In another ‘Peek Behind the Research’ interview from the 2022 European Meeting of the International Society for Medical Publication Professionals (ISMPP), Dawn Lobban and Jacqui Oliver from Envision Pharma Group talk about their work looking at what healthcare professionals think about plain language summaries.
Read our interview about the research ‘Do healthcare professionals really value plain language summaries?’ below or access the poster here.ISMPP-EU-2022-Do-healthcare-professionals-really-value-plain-language-summaries
Source: ‘Do healthcare professionals really value plain language summaries?‘ originally presented at the 2022 European Meeting of ISMPP, January 2022.
Why did you carry out this research?
It is evident that there is growing interest in developing plain language summaries (PLS) to accompany research publications. PLS can extend the reach of data to a broad range of audiences including time-poor healthcare professionals (HCPs) and patients. One question we often hear is – What is the value of PLS? We were keen to understand the views of HCPs on PLS and if they actually use or share these summaries to facilitate conversations with patients and family members. Using an online survey, we evaluated readership of different types of publication enhancements (PLS with text and visuals; infographic; video). These enhancements accompanied five chapters in a special issue on Type 2 diabetes (The Journal of Family Practice and Clinician Reviews).
What were the main findings?
Among the HCPs who viewed at least one of the publication enhancements, PLS were considered to be the most useful enhancement. Around 7 in 10 HCPs (71%) rated PLS as “very/extremely useful” compared with 65% for infographics and 64% for videos. This was consistent across professions: physicians, nurse practitioners and physician assistants. Of interest, of the HCPs who rated PLS as “very/extremely useful”, around half (20/47) went on to use them with their patients.
Were you surprised by any of the results?
It is really encouraging to see that HCPs are not only using PLS with patients, they are also directing patients and family members to the online PLS. Around 1 in 6 HCPs (who rated PLS as “very/extremely useful”) directed their patients and family members to the online PLS. This shows that PLS can be valuable tools for HCPs and patients to share healthcare information presented in an easy-to-understand format.
Are you looking to continue this research further?
We are keen to learn more about who is reading PLS and how they are accessing them. While this study demonstrated the value of PLS for HCPs, it would be good to understand if PLS are also valued by patient populations. Indeed, are patients, who are less familiar with journal articles and platforms such as PubMed, even aware of PLS? Further studies are needed to determine who is accessing PLS, how they are finding them and what value they provide.
Finally, what are your thoughts on the future of PLS and their place in medical/scientific research?
Dawn: It is great to see a growing interest in PLS of medical publications, reflected in the steady increase in numbers of published PLS in PubMed during the last 5 years. As we look to the future, we need to consider how these important summaries can be optimised to broaden the reach of science to lay audiences. Format is key, with visual and infographic elements shown to improve understanding compared with text-only summaries. Accessibility and sharing are also important considerations, facilitated by open access journals, searchable repositories, and social media. Translations into multiple languages ensure that science is shared worldwide.
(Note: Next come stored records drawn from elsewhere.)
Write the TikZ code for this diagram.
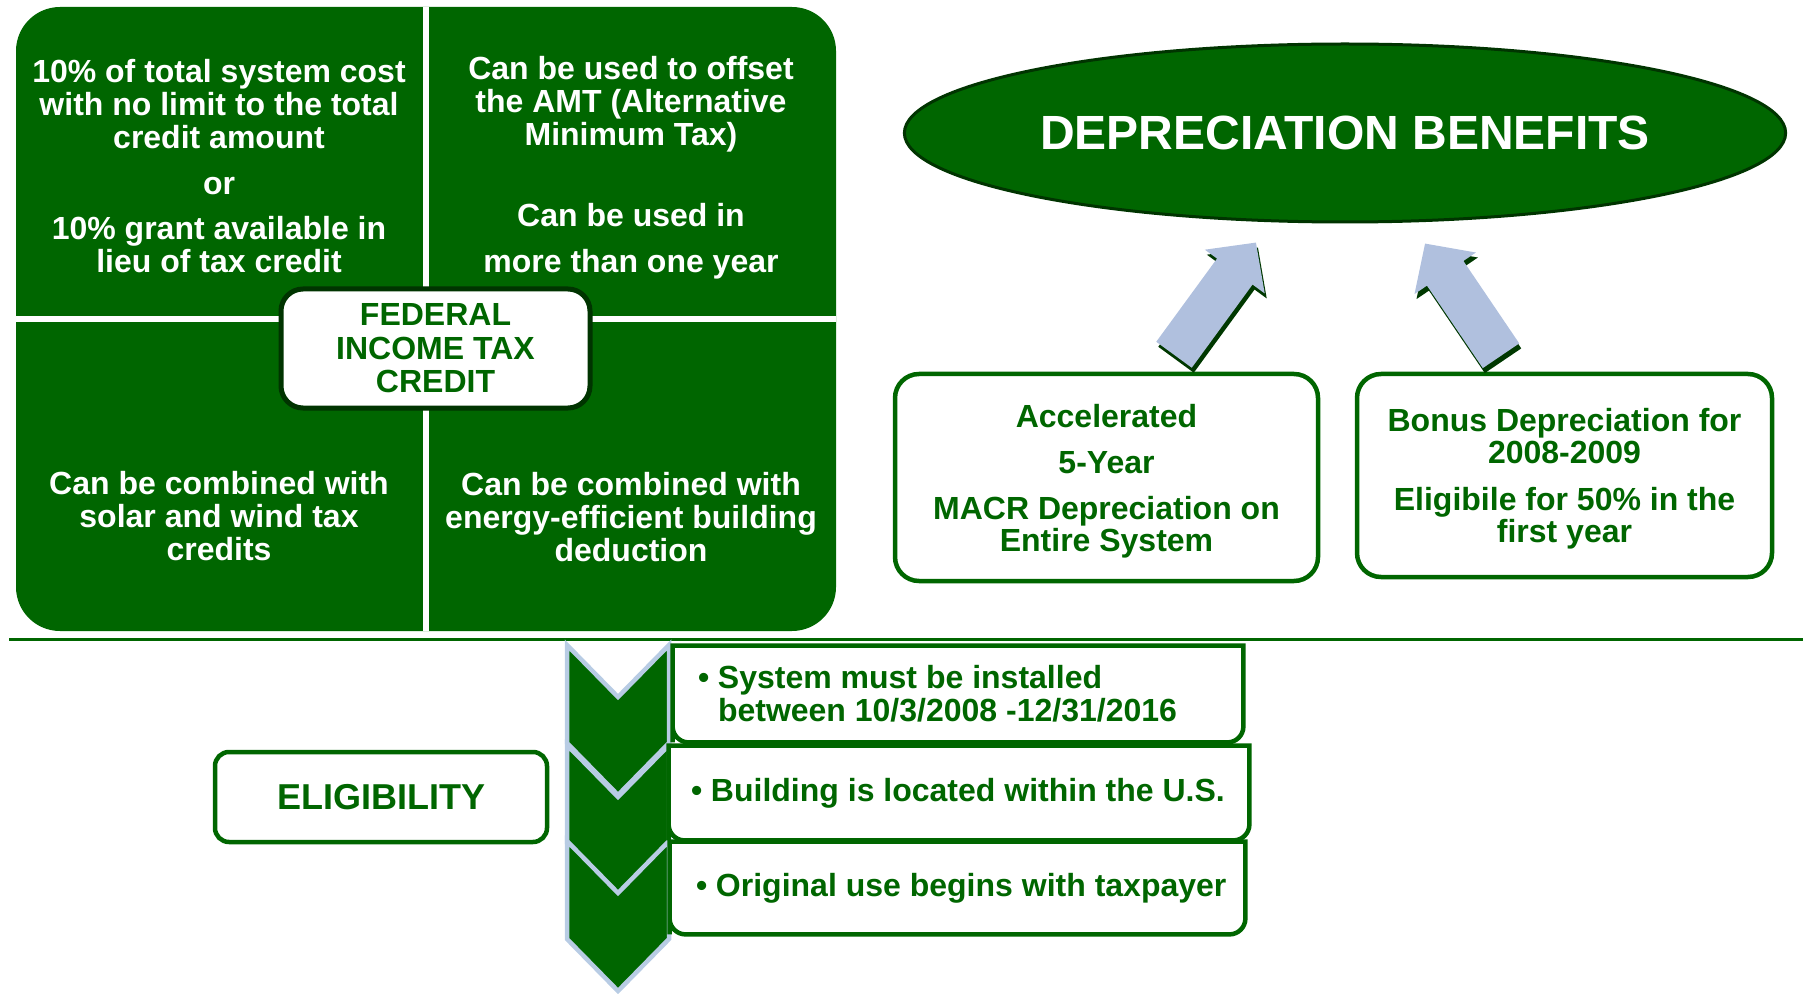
\documentclass[tikz,border=0pt]{standalone}
\usepackage{fontspec}
\setmainfont{Liberation Sans}
\usetikzlibrary{shapes.geometric,arrows.meta}
\definecolor{leafgreen}{RGB}{0,102,0}
\definecolor{deepgreen}{RGB}{0,52,0}
\definecolor{paleblue}{RGB}{176,192,222}
\definecolor{chevronblue}{RGB}{184,204,228}
\begin{document}
\begin{tikzpicture}[x=0.5pt,y=-0.5pt]
	\tikzstyle{panel}=[fill=leafgreen,rounded corners=22pt,minimum width=410pt,minimum height=312pt,inner sep=0pt]
	\tikzstyle{divider}=[white,line width=3pt]
	\tikzstyle{quadtext}=[text=white,align=center,font=\fontsize{16}{16.5}\selectfont\bfseries]
	\tikzstyle{hubbox}=[draw=deepgreen,line width=2.5pt,fill=white,rounded corners=11pt,
		minimum width=154.5pt,minimum height=59.5pt,inner sep=0pt,text=leafgreen,align=center,
		font=\fontsize{16}{16.75}\selectfont\bfseries]
	\tikzstyle{benefitoval}=[ellipse,draw=deepgreen,line width=1.5pt,fill=leafgreen,
		minimum width=437pt,minimum height=89pt,text=white,font=\fontsize{24}{28}\selectfont\bfseries]
	\tikzstyle{depbox}=[draw=leafgreen,line width=2.25pt,fill=white,rounded corners=12pt,
		text=leafgreen,align=center,inner sep=0pt,text depth=0pt,font=\fontsize{16}{16}\selectfont\bfseries]
	\tikzstyle{fatarrow}=[paleblue,line width=22pt,-{Triangle[length=18pt,width=36pt]}]
	\tikzstyle{arrowshade}=[leafgreen!55!black,line width=22pt,-{Triangle[length=18pt,width=36pt]},
		transform canvas={shift={(1pt,-2.5pt)}}]
	\tikzstyle{chevron}=[fill=leafgreen,draw=chevronblue,line width=2.25pt]
	\tikzstyle{itembox}=[inner sep=0pt]
	\tikzstyle{itemframe}=[draw=leafgreen,line width=2.25pt,fill=white]
	\tikzstyle{itemtext}=[anchor=west,inner sep=0pt,align=left,text=leafgreen,
		font=\fontsize{16}{16.5}\selectfont\bfseries]
	\tikzstyle{eligbox}=[draw=leafgreen,line width=2.25pt,fill=white,rounded corners=7pt,
		minimum width=166pt,minimum height=45pt,text=leafgreen,font=\fontsize{18}{20}\selectfont\bfseries]
	\useasboundingbox (0,0) rectangle (1803,994);
	\node[panel] (credit) at (426,319) {};
	\draw[divider] (credit.north) -- (credit.south);
	\draw[divider] (credit.west) -- (credit.east);
	\node[quadtext] (costnote) at (219,166) {10\% of total system cost\\with no limit to the total\\credit amount\\[6.5pt]or\\[6pt]10\% grant available in\\lieu of tax credit};
	\node[quadtext] (amtnote) at (631,168) {Can be used to offset\\the AMT (Alternative\\Minimum Tax)\\[24pt]Can be used in\\[6.5pt]more than one year};
	\node[quadtext] (solarnote) at (219,516) {Can be combined with\\solar and wind tax\\credits};
	\node[quadtext] (energynote) at (631,517) {Can be combined with\\energy-efficient building\\deduction};
	\node[hubbox] (hub) at (435.5,348.5) {FEDERAL\\INCOME TAX\\CREDIT};
	\node[benefitoval] (benefits) at (1345,133) {DEPRECIATION BENEFITS};
	\node[depbox,minimum width=211.5pt,minimum height=103.5pt] (macrs) at (1106.5,477.5) {Accelerated\\[7pt]5-Year\\[7pt]MACR Depreciation on\\Entire System};
	\node[depbox,minimum width=207.5pt,minimum height=101.5pt] (bonus) at (1564.5,475.5) {Bonus Depreciation for\\2008-2009\\[7.5pt]Eligibile for 50\% in the\\first year};
	\draw[arrowshade] ([shift={(67.5,-17)}]macrs.north) -- ([shift={(-89,19)}]benefits.south);
	\draw[arrowshade] ([shift={(-63.5,-16)}]bonus.north) -- ([shift={(80,20)}]benefits.south);
	\draw[fatarrow] ([shift={(67.5,-17)}]macrs.north) -- ([shift={(-89,19)}]benefits.south);
	\draw[fatarrow] ([shift={(-63.5,-16)}]bonus.north) -- ([shift={(80,20)}]benefits.south);
	\draw[leafgreen,line width=1.5pt] (9,639) -- (1803,639);
	\node[eligbox] (elig) at (381,797) {ELIGIBILITY};
	\foreach \ytop in {645,745,841}
		\draw[chevron] (567,\ytop) -- (618,\ytop+52) -- (669,\ytop) -- (669,\ytop+98) -- (618,\ytop+150) -- (567,\ytop+98) -- cycle;
	\node[itembox,minimum width=285pt,minimum height=48pt] (dates) at (958,694) {};
	\node[itembox,minimum width=290pt,minimum height=47pt] (site) at (959,793) {};
	\node[itembox,minimum width=287.5pt,minimum height=46pt] (firstuse) at (957.5,888) {};
	\foreach \item in {dates,site,firstuse}
		\draw[itemframe] (\item.south west) -- (\item.north west) -- (\item.north east) [rounded corners=8pt] -- (\item.south east) -- (\item.south west) [sharp corners] -- cycle;
	\node[itemtext] (datestext) at ([xshift=12.5pt]dates.west) {\makebox[10pt][l]{\textbullet}System must be installed\\\hspace*{10pt}between 10/3/2008 -12/31/2016};
	\node[itemtext] (sitetext) at ([xshift=11pt]site.west) {\makebox[10pt][l]{\textbullet}Building is located within the U.S.};
	\node[itemtext] (firstusetext) at ([xshift=13pt]firstuse.west) {\makebox[10pt][l]{\textbullet}Original use begins with taxpayer};
\end{tikzpicture}
\end{document}
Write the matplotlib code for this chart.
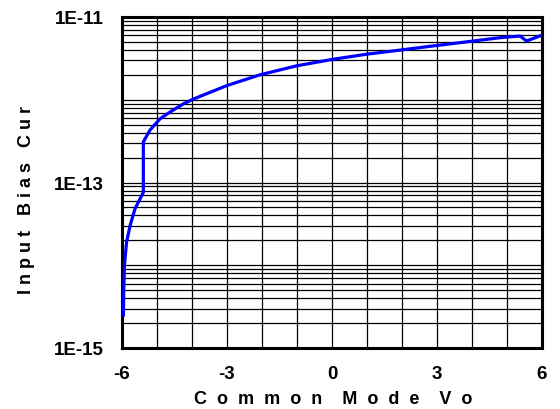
import matplotlib
matplotlib.use("Agg")
import matplotlib.pyplot as plt
from matplotlib.ticker import FixedLocator, LogLocator, NullFormatter

vcm = [-5.96, -5.95, -5.93, -5.87, -5.77, -5.63, -5.39, -5.39, -5.2, -4.91, -4.63,
       -4.25, -3.96, -3.01, -2.06, -1.01, 0.04, 0.99, 1.94, 2.89, 3.85, 4.8,
       5.37, 5.56, 6.0]
ibias = [2.5e-15, 5.0e-15, 1.0e-14, 1.9e-14, 3.0e-14, 4.8e-14, 7.6e-14, 3.1e-13,
         4.3e-13, 5.9e-13, 7.1e-13, 8.9e-13, 1.02e-12, 1.48e-12, 2.0e-12, 2.57e-12,
         3.09e-12, 3.55e-12, 3.98e-12, 4.47e-12, 5.01e-12, 5.62e-12,
         5.89e-12, 5.13e-12, 6.03e-12]

xticks = [-6, -3, 0, 3, 6]
yticks = [1e-15, 1e-13, 1e-11]
yticklabels = ["1E-15", "1E-13", "1E-11"]

plt.rcParams['font.family'] = ['Liberation Sans', 'DejaVu Sans']

fig = plt.figure(figsize=(5.6, 4.1), dpi=100)
ax = fig.add_axes([122/560, 1-349/410, 420/560, 331/410])

ax.plot(vcm, ibias, color='#0000ff', lw=2.3, solid_joinstyle='round', zorder=3)

ax.set_yscale('log')
ax.set_xlim(-6, 6)
ax.set_ylim(1e-15, 1e-11)

ax.xaxis.set_major_locator(FixedLocator(xticks))
ax.xaxis.set_minor_locator(FixedLocator(list(range(-6, 7))))
ax.set_xticklabels([str(t) for t in xticks], fontsize=13.5, fontweight='bold')
ax.yaxis.set_major_locator(FixedLocator(yticks))
ax.set_yticklabels(yticklabels, fontsize=13.5, fontweight='bold')
ax.yaxis.set_minor_locator(LogLocator(base=10, subs=range(1, 10), numticks=50))
ax.yaxis.set_minor_formatter(NullFormatter())

ax.grid(True, which='both', axis='both', color='black', lw=0.9)
ax.tick_params(axis='x', which='both', length=0, pad=12)
ax.tick_params(axis='y', which='both', length=0, pad=13)

for s in ax.spines.values():
    s.set_linewidth(2.2)
    s.set_color('black')

fig.text(333/560, 1-400/410, "C  o  m  m  o  n    M  o  d  e    V  o", fontsize=13,
         fontweight='bold', ha='center', va='center')
fig.text(27/560, 1-200/410, "I n p u t   B i a s   C u r", fontsize=13,
         fontweight='bold', ha='center', va='center', rotation=90)

fig.savefig("out.png", dpi=100)
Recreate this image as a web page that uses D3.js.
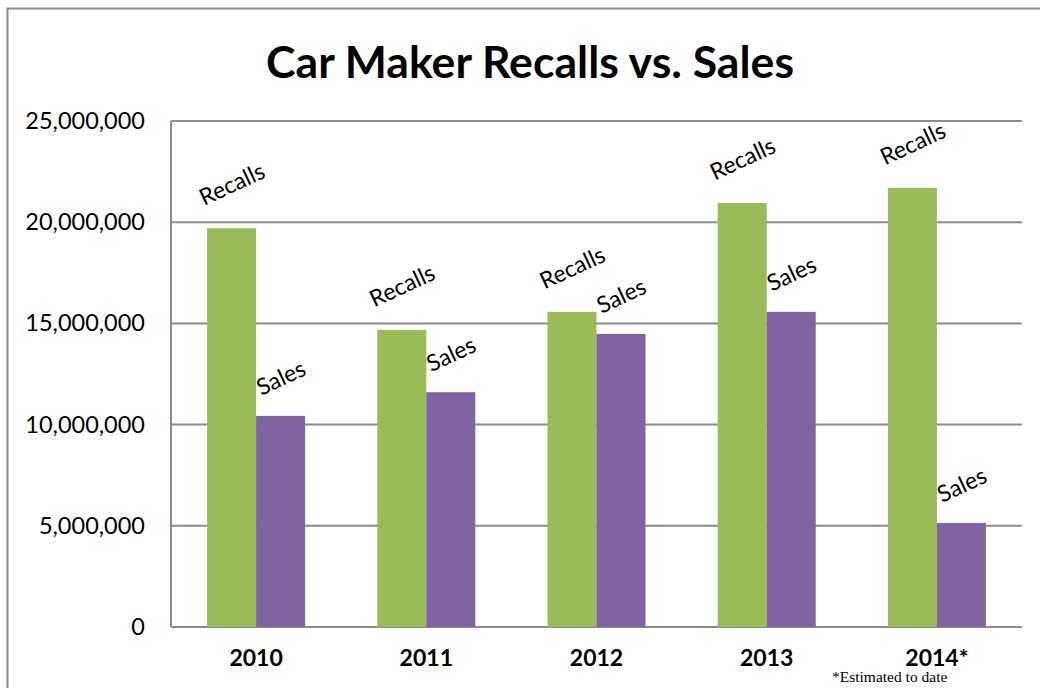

Jacqui: Research publications are increasingly including PLS alongside the original scientific abstract, which is a great start to improving accessibility to scientific research. We need to make sure PLS are available in the right channels which may include social media channels so that patients and other audiences can actually find them. As people learn in different ways, providing PLS in different formats (text-only, text with visuals, infographics, videos) could improve dissemination of research results to those who seek this information and provide bite-sized summaries which are easy to share.
Acknowledgements: Dawn and Jacqui would like to thank their co-authors on this research, Marissa Buttaro (Envision Pharma Group), David Falleni (Frontline Medical Communications) and Melissa McGrath (GlaxoSmithKline).